◆ What you need to do
Set down the material below word for word, excluding the pictures.

** START Given data **

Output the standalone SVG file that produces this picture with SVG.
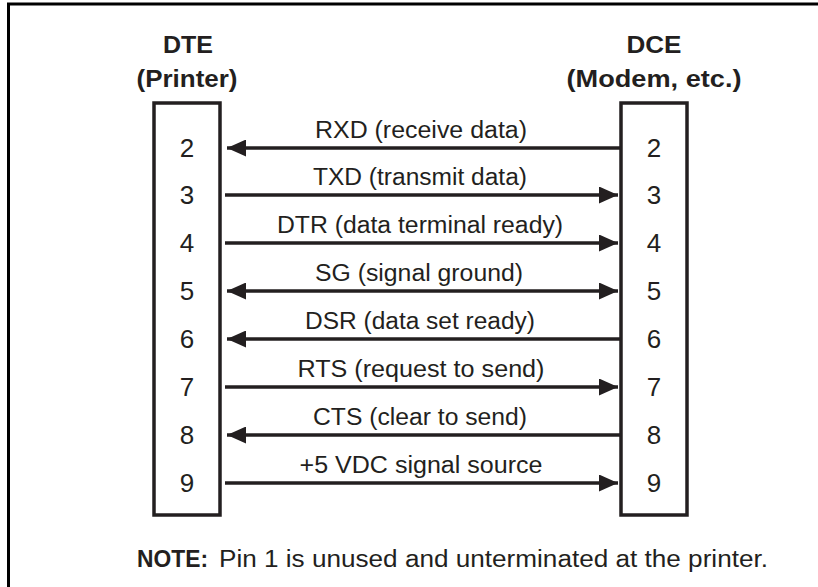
<svg xmlns="http://www.w3.org/2000/svg" width="818" height="587" viewBox="0 0 818 587">
<style>
.t{font-family:"Liberation Sans",Arial,Helvetica,sans-serif;fill:#231f20}
.h{font-size:24px;font-weight:bold;text-anchor:middle}
.pin{font-size:26px;text-anchor:middle}
.lbl{font-size:23px;text-anchor:middle}
.note{font-size:23px}
.box{fill:none;stroke:#231f20;stroke-width:3.5}
.w{stroke:#231f20;stroke-width:3.5;fill:none}
</style>
<defs>
<marker id="ah" viewBox="0 0 19 17" refX="19" refY="8.5" markerWidth="19" markerHeight="17" markerUnits="userSpaceOnUse" orient="auto-start-reverse">
<path d="M0,0 L19,8.5 L0,17 Z" fill="#231f20"/>
</marker>
</defs>
<rect width="818" height="587" fill="#fff"/>
<path d="M8.5,590 V4 H820" fill="none" stroke="#000" stroke-width="3"/>
<g id="dte">
<text class="t h" x="188" y="53" textLength="50" lengthAdjust="spacingAndGlyphs">DTE</text>
<text class="t h" x="187" y="87" textLength="101" lengthAdjust="spacingAndGlyphs">(Printer)</text>
<rect class="box" x="154" y="103" width="66" height="412"/>
<text class="t pin" x="187" y="157">2</text>
<text class="t pin" x="187" y="204">3</text>
<text class="t pin" x="187" y="252">4</text>
<text class="t pin" x="187" y="300">5</text>
<text class="t pin" x="187" y="348">6</text>
<text class="t pin" x="187" y="396">7</text>
<text class="t pin" x="187" y="444">8</text>
<text class="t pin" x="187" y="492">9</text>
</g>
<g id="dce">
<text class="t h" x="654" y="53" textLength="55" lengthAdjust="spacingAndGlyphs">DCE</text>
<text class="t h" x="654" y="87" textLength="175" lengthAdjust="spacingAndGlyphs">(Modem, etc.)</text>
<rect class="box" x="621" y="103" width="66" height="412"/>
<text class="t pin" x="654" y="157">2</text>
<text class="t pin" x="654" y="204">3</text>
<text class="t pin" x="654" y="252">4</text>
<text class="t pin" x="654" y="300">5</text>
<text class="t pin" x="654" y="348">6</text>
<text class="t pin" x="654" y="396">7</text>
<text class="t pin" x="654" y="444">8</text>
<text class="t pin" x="654" y="492">9</text>
</g>
<g id="connectors">
<line class="w" x1="621" y1="148" x2="227" y2="148" marker-end="url(#ah)"/>
<line class="w" x1="225" y1="195" x2="618" y2="195" marker-end="url(#ah)"/>
<line class="w" x1="225" y1="243" x2="618" y2="243" marker-end="url(#ah)"/>
<line class="w" x1="227" y1="291" x2="618" y2="291" marker-start="url(#ah)" marker-end="url(#ah)"/>
<line class="w" x1="621" y1="339" x2="227" y2="339" marker-end="url(#ah)"/>
<line class="w" x1="225" y1="387" x2="618" y2="387" marker-end="url(#ah)"/>
<line class="w" x1="621" y1="435" x2="227" y2="435" marker-end="url(#ah)"/>
<line class="w" x1="225" y1="483" x2="618" y2="483" marker-end="url(#ah)"/>
</g>
<g id="labels">
<text class="t lbl" x="421" y="138" textLength="212" lengthAdjust="spacingAndGlyphs">RXD (receive data)</text>
<text class="t lbl" x="420" y="185" textLength="214" lengthAdjust="spacingAndGlyphs">TXD (transmit data)</text>
<text class="t lbl" x="420" y="233" textLength="286" lengthAdjust="spacingAndGlyphs">DTR (data terminal ready)</text>
<text class="t lbl" x="419" y="281" textLength="208" lengthAdjust="spacingAndGlyphs">SG (signal ground)</text>
<text class="t lbl" x="420" y="329" textLength="230" lengthAdjust="spacingAndGlyphs">DSR (data set ready)</text>
<text class="t lbl" x="421" y="377" textLength="247" lengthAdjust="spacingAndGlyphs">RTS (request to send)</text>
<text class="t lbl" x="420" y="425" textLength="214" lengthAdjust="spacingAndGlyphs">CTS (clear to send)</text>
<text class="t lbl" x="421" y="473" textLength="243" lengthAdjust="spacingAndGlyphs">+5 VDC signal source</text>
</g>
<g id="note">
<text class="t note" x="137" y="567" font-weight="bold" textLength="71" lengthAdjust="spacingAndGlyphs">NOTE:</text>
<text class="t note" x="219" y="567" textLength="549" lengthAdjust="spacingAndGlyphs">Pin 1 is unused and unterminated at the printer.</text>
</g>
</svg>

** END Given data **

◆ Reply
Output the standalone SVG file that produces this picture with SVG.
<svg xmlns="http://www.w3.org/2000/svg" width="818" height="587" viewBox="0 0 818 587">
<style>
.t{font-family:"Liberation Sans",Arial,Helvetica,sans-serif;fill:#231f20}
.h{font-size:24px;font-weight:bold;text-anchor:middle}
.pin{font-size:26px;text-anchor:middle}
.lbl{font-size:23px;text-anchor:middle}
.note{font-size:23px}
.box{fill:none;stroke:#231f20;stroke-width:3.5}
.w{stroke:#231f20;stroke-width:3.5;fill:none}
</style>
<defs>
<marker id="ah" viewBox="0 0 19 17" refX="19" refY="8.5" markerWidth="19" markerHeight="17" markerUnits="userSpaceOnUse" orient="auto-start-reverse">
<path d="M0,0 L19,8.5 L0,17 Z" fill="#231f20"/>
</marker>
</defs>
<rect width="818" height="587" fill="#fff"/>
<path d="M8.5,590 V4 H820" fill="none" stroke="#000" stroke-width="3"/>
<g id="dte">
<text class="t h" x="188" y="53" textLength="50" lengthAdjust="spacingAndGlyphs">DTE</text>
<text class="t h" x="187" y="87" textLength="101" lengthAdjust="spacingAndGlyphs">(Printer)</text>
<rect class="box" x="154" y="103" width="66" height="412"/>
<text class="t pin" x="187" y="157">2</text>
<text class="t pin" x="187" y="204">3</text>
<text class="t pin" x="187" y="252">4</text>
<text class="t pin" x="187" y="300">5</text>
<text class="t pin" x="187" y="348">6</text>
<text class="t pin" x="187" y="396">7</text>
<text class="t pin" x="187" y="444">8</text>
<text class="t pin" x="187" y="492">9</text>
</g>
<g id="dce">
<text class="t h" x="654" y="53" textLength="55" lengthAdjust="spacingAndGlyphs">DCE</text>
<text class="t h" x="654" y="87" textLength="175" lengthAdjust="spacingAndGlyphs">(Modem, etc.)</text>
<rect class="box" x="621" y="103" width="66" height="412"/>
<text class="t pin" x="654" y="157">2</text>
<text class="t pin" x="654" y="204">3</text>
<text class="t pin" x="654" y="252">4</text>
<text class="t pin" x="654" y="300">5</text>
<text class="t pin" x="654" y="348">6</text>
<text class="t pin" x="654" y="396">7</text>
<text class="t pin" x="654" y="444">8</text>
<text class="t pin" x="654" y="492">9</text>
</g>
<g id="connectors">
<line class="w" x1="621" y1="148" x2="227" y2="148" marker-end="url(#ah)"/>
<line class="w" x1="225" y1="195" x2="618" y2="195" marker-end="url(#ah)"/>
<line class="w" x1="225" y1="243" x2="618" y2="243" marker-end="url(#ah)"/>
<line class="w" x1="227" y1="291" x2="618" y2="291" marker-start="url(#ah)" marker-end="url(#ah)"/>
<line class="w" x1="621" y1="339" x2="227" y2="339" marker-end="url(#ah)"/>
<line class="w" x1="225" y1="387" x2="618" y2="387" marker-end="url(#ah)"/>
<line class="w" x1="621" y1="435" x2="227" y2="435" marker-end="url(#ah)"/>
<line class="w" x1="225" y1="483" x2="618" y2="483" marker-end="url(#ah)"/>
</g>
<g id="labels">
<text class="t lbl" x="421" y="138" textLength="212" lengthAdjust="spacingAndGlyphs">RXD (receive data)</text>
<text class="t lbl" x="420" y="185" textLength="214" lengthAdjust="spacingAndGlyphs">TXD (transmit data)</text>
<text class="t lbl" x="420" y="233" textLength="286" lengthAdjust="spacingAndGlyphs">DTR (data terminal ready)</text>
<text class="t lbl" x="419" y="281" textLength="208" lengthAdjust="spacingAndGlyphs">SG (signal ground)</text>
<text class="t lbl" x="420" y="329" textLength="230" lengthAdjust="spacingAndGlyphs">DSR (data set ready)</text>
<text class="t lbl" x="421" y="377" textLength="247" lengthAdjust="spacingAndGlyphs">RTS (request to send)</text>
<text class="t lbl" x="420" y="425" textLength="214" lengthAdjust="spacingAndGlyphs">CTS (clear to send)</text>
<text class="t lbl" x="421" y="473" textLength="243" lengthAdjust="spacingAndGlyphs">+5 VDC signal source</text>
</g>
<g id="note">
<text class="t note" x="137" y="567" font-weight="bold" textLength="71" lengthAdjust="spacingAndGlyphs">NOTE:</text>
<text class="t note" x="219" y="567" textLength="549" lengthAdjust="spacingAndGlyphs">Pin 1 is unused and unterminated at the printer.</text>
</g>
</svg>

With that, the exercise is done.